My jaw hurts. Such a slutty injury..
I was so high that i was talking shit about a girl I was with via text, and I handed the phone to her so she could type the shit I was trying to say.
Housekeeping called in a homicide detective. Just spent an hour explaining that we had vigorous hotel vacation sex five times, even though I was having a heavy flow day. It'll definitely be what you call a memorable honeymoon.
So I have the hangover from hell, spent all night puking, and there's a septic tank truck parked outside the house literally pumping shit. You win God.
I'm drunk on a monday night. Not a good start to finals week
Dude, you chugged an entire bottle of tomato sauce and got us free drinks for the night. No way was I gonna stop you.
You were stoned out of your mind. We were eating cold cuts and you wouldn't shut up about how it was the wettest meat you'd ever felt in your life.
He used the panoramic camera on his iPhone to take a picture of his dick. And it actually filled it. Pretty sure I just came.
I'm wearing a utility belt filled with alcohol
That super awesome moment when the guy who threw up in your bed last night crawls into your roommate's bed the next morning...Naked...She was in it.

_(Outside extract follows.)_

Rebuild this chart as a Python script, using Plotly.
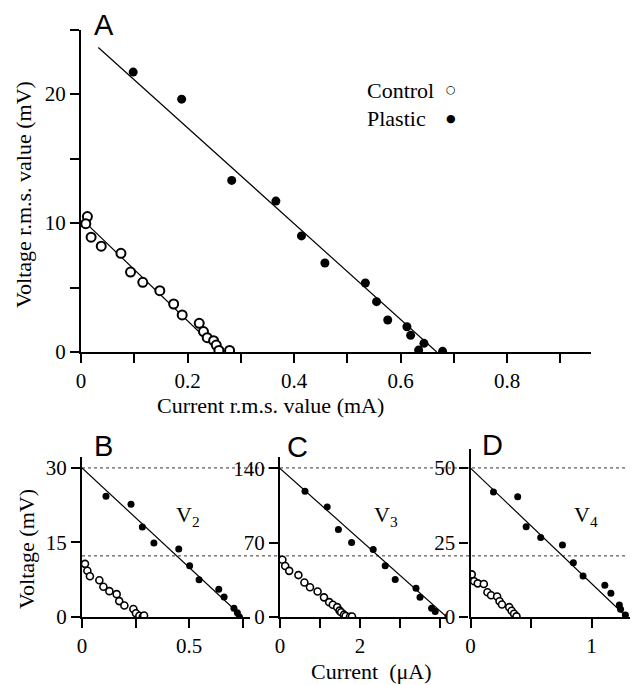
import plotly.graph_objects as go

W, H = 636, 685

# ---------------- data ----------------
# Panel A
a_ctrl_x = [0.012, 0.009, 0.019, 0.038, 0.075, 0.093, 0.116, 0.148, 0.174, 0.190,
            0.222, 0.230, 0.237, 0.249, 0.254, 0.259, 0.279]
a_ctrl_y = [10.5, 9.95, 8.9, 8.2, 7.65, 6.2, 5.4, 4.75, 3.72, 2.87,
            2.22, 1.58, 1.11, 0.88, 0.54, 0.12, 0.12]
a_plas_x = [0.098, 0.189, 0.283, 0.366, 0.414, 0.458, 0.534, 0.555, 0.576, 0.612,
            0.619, 0.644, 0.634, 0.679]
a_plas_y = [21.7, 19.6, 13.3, 11.7, 9.0, 6.9, 5.35, 3.9, 2.48, 1.96,
            1.29, 0.67, 0.15, 0.05]
a_ctrl_fit_x = [0.004, 0.261]
a_ctrl_fit_y = [10.2, 0.0]
a_plas_fit_x = [0.0325, 0.668]
a_plas_fit_y = [23.6, 0.0]

# Panel B (V2)
b_ctrl_x = [0.014, 0.025, 0.037, 0.081, 0.100, 0.128, 0.162, 0.174, 0.198, 0.240,
            0.252, 0.268, 0.284, 0.290]
b_ctrl_y = [10.7, 9.3, 8.2, 7.4, 6.1, 5.2, 4.6, 3.2, 2.3, 1.6,
            0.74, 0.26, 0.05, 0.3]
b_plas_x = [0.112, 0.229, 0.282, 0.336, 0.452, 0.503, 0.547, 0.639, 0.664, 0.710, 0.726, 0.735]
b_plas_y = [24.3, 22.7, 18.1, 14.9, 13.7, 10.3, 7.5, 5.6, 4.0, 1.75, 0.87, 0.06]
b_fit_x = [0.0, 0.75]
b_fit_y = [30.0, 0.0]

# Panel C (V3)
c_ctrl_x = [0.06, 0.13, 0.23, 0.46, 0.61, 0.75, 0.94, 1.10, 1.23, 1.32,
            1.43, 1.49, 1.53, 1.60, 1.64, 1.75, 1.80]
c_ctrl_y = [54.0, 48.0, 43.5, 39.5, 32.5, 28.0, 24.0, 18.5, 14.0, 11.5,
            9.3, 6.0, 4.5, 2.2, 0.9, 0.2, 0.5]
c_plas_x = [0.625, 1.18, 1.46, 1.79, 2.33, 2.63, 2.88, 3.40, 3.50, 3.79, 3.88, 4.20]
c_plas_y = [118.4, 103.7, 82.4, 70.2, 63.6, 48.2, 35.4, 27.0, 18.5, 8.2, 5.2, 0.5]
c_fit_x = [0.0, 4.17]
c_fit_y = [140.0, 0.0]

# Panel D (V4)
d_ctrl_x = [0.01, 0.03, 0.06, 0.11, 0.14, 0.17, 0.22, 0.24, 0.26, 0.32, 0.34, 0.36, 0.38]
d_ctrl_y = [14.3, 12.0, 11.3, 11.1, 8.3, 7.3, 6.9, 5.3, 4.2, 3.3, 2.1, 1.1, 0.2]
d_plas_x = [0.19, 0.39, 0.46, 0.58, 0.76, 0.85, 0.93, 1.11, 1.16, 1.23, 1.24, 1.28]
d_plas_y = [42.0, 40.4, 30.3, 26.7, 24.2, 18.2, 13.8, 10.7, 8.0, 4.0, 2.6, 0.7]
d_fit_x = [0.0, 1.29]
d_fit_y = [50.0, 0.0]

# dotted reference levels (in panel B units, mV)
ref_levels_b = [30.0, 12.3]

# tick labels
a_xticks = [0, 0.2, 0.4, 0.6, 0.8]
a_xminor = [0.1, 0.3, 0.5, 0.7, 0.9]
a_yticks = [0, 10, 20]
a_yminor = [5, 15, 25]
b_xticks = [0, 0.5]
b_xminor = [0.25, 0.75]
b_yticks = [0, 15, 30]
c_xticks = [0, 2]
c_xminor = [1, 3, 4]
c_yticks = [0, 70, 140]
d_xticks = [0, 1]
d_xminor = [0.5]
d_yticks = [0, 25, 50]

# ---------------- helpers ----------------
def px(x):
    return x / W

def py(y):
    return 1 - y / H

SERIF = "Liberation Serif"
SANS = "Liberation Sans"
TICKFONT = dict(family=SERIF, size=21, color="black")

fig = go.Figure()

def add_panel(xa, ya, cx, cy, pxs, pys, fits, big):
    msz = 9 if big else 7
    olw = 2 if big else 1.6
    for fx, fy in fits:
        fig.add_trace(go.Scatter(x=fx, y=fy, mode="lines", xaxis=xa, yaxis=ya,
                                 line=dict(color="black", width=1.2),
                                 showlegend=False, hoverinfo="skip"))
    fig.add_trace(go.Scatter(x=cx, y=cy, mode="markers", xaxis=xa, yaxis=ya,
                             marker=dict(symbol="circle", size=msz, color="white",
                                         line=dict(color="black", width=olw)),
                             showlegend=False))
    fig.add_trace(go.Scatter(x=pxs, y=pys, mode="markers", xaxis=xa, yaxis=ya,
                             marker=dict(symbol="circle", size=msz, color="black",
                                         line=dict(width=0)),
                             showlegend=False))

add_panel("x", "y", a_ctrl_x, a_ctrl_y, a_plas_x, a_plas_y,
          [(a_ctrl_fit_x, a_ctrl_fit_y), (a_plas_fit_x, a_plas_fit_y)], True)
add_panel("x2", "y2", b_ctrl_x, b_ctrl_y, b_plas_x, b_plas_y, [(b_fit_x, b_fit_y)], False)
add_panel("x3", "y3", c_ctrl_x, c_ctrl_y, c_plas_x, c_plas_y, [(c_fit_x, c_fit_y)], False)
add_panel("x4", "y4", d_ctrl_x, d_ctrl_y, d_plas_x, d_plas_y, [(d_fit_x, d_fit_y)], False)

def axis(domain, rng, anchor, tickvals, minorvals=None):
    d = dict(domain=domain, range=rng, anchor=anchor, showline=True,
             linewidth=2.2, linecolor="black", ticks="outside", ticklen=9,
             tickwidth=1.5, tickcolor="black", showgrid=False, zeroline=False,
             tickmode="array", tickvals=tickvals,
             ticktext=[("%g" % v) for v in tickvals], tickfont=TICKFONT,
             automargin=False, fixedrange=True)
    if minorvals:
        d["minor"] = dict(tickmode="array", tickvals=minorvals, ticks="outside",
                          ticklen=9, tickwidth=1.5, tickcolor="black", showgrid=False)
    return d

fig.update_layout(
    width=W, height=H, margin=dict(l=0, r=0, t=0, b=0),
    paper_bgcolor="white", plot_bgcolor="white", showlegend=False,
    xaxis=axis([px(81), px(591)], [0, 0.9577], "y", a_xticks, a_xminor),
    yaxis=axis([py(352), py(29.5)], [0, 25], "x", a_yticks, a_yminor),
    xaxis2=axis([px(82), px(250)], [0, 0.785], "y2", b_xticks, b_xminor),
    yaxis2=axis([py(617), py(457)], [0, 32.2], "x2", b_yticks),
    xaxis3=axis([px(280), px(446)], [0, 4.15], "y3", c_xticks, c_xminor),
    yaxis3=axis([py(617), py(457.4)], [0, 150.4], "x3", c_yticks),
    xaxis4=axis([px(470.5), px(630)], [0, 1.318], "y4", d_xticks, d_xminor),
    yaxis4=axis([py(617), py(449)], [0, 56.4], "x4", d_yticks),
)

# dotted reference lines across the lower panels
for lv in ref_levels_b:
    fig.add_shape(type="line", xref="paper", yref="y2", x0=px(82), x1=px(628),
                  y0=lv, y1=lv, line=dict(color="#333", width=1, dash="dot"), layer="below")

ann = []
def text(x, y, s, size=22, fam=SERIF, xanchor="center", yanchor="middle", angle=0):
    ann.append(dict(x=px(x), y=py(y), xref="paper", yref="paper", text=s, showarrow=False,
                    xanchor=xanchor, yanchor=yanchor, textangle=angle,
                    font=dict(family=fam, size=size, color="black")))

# panel letters
text(104, 25, "A", size=29, fam=SANS)
text(103, 446, "B", size=29, fam=SANS)
text(297, 447, "C", size=29, fam=SANS)
text(492, 445, "D", size=29, fam=SANS)

# axis titles
text(270, 405, "Current r.m.s. value (mA)")
text(23, 195, "Voltage r.m.s. value (mV)", angle=-90)
text(371, 671, "Current  (μA)")
text(26, 549, "Voltage (mV)", angle=-90)

# legend
text(365, 90, "Control", xanchor="left")
text(365, 118, "Plastic", xanchor="left")
text(451, 89, "○", size=11, fam="DejaVu Sans")
text(451, 118, "●", size=11, fam="DejaVu Sans")

# V labels
text(174, 516, "V<sub>2</sub>", xanchor="left")
text(372, 516, "V<sub>3</sub>", xanchor="left")
text(572, 516, "V<sub>4</sub>", xanchor="left")

fig.update_layout(annotations=ann)

fig.write_html("out.html", include_plotlyjs=True, config={"displayModeBar": False})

So... I woke up on a bench with a honey bun on my chest.
Now that mom and dad sold the camper, do you think it's okay to talk about all the sex I had in it?
WHY IS THERE A FUCKING DILDO IN PLACE OF MY GEAR SHIFTER IN MY CAR?
Does having sex in an airport bathroom with a girl you just met at the bar count as the mile high club? ...no?
I just bought a bottle of dried bees on Etsy. I am the wrong person to talk you out of this.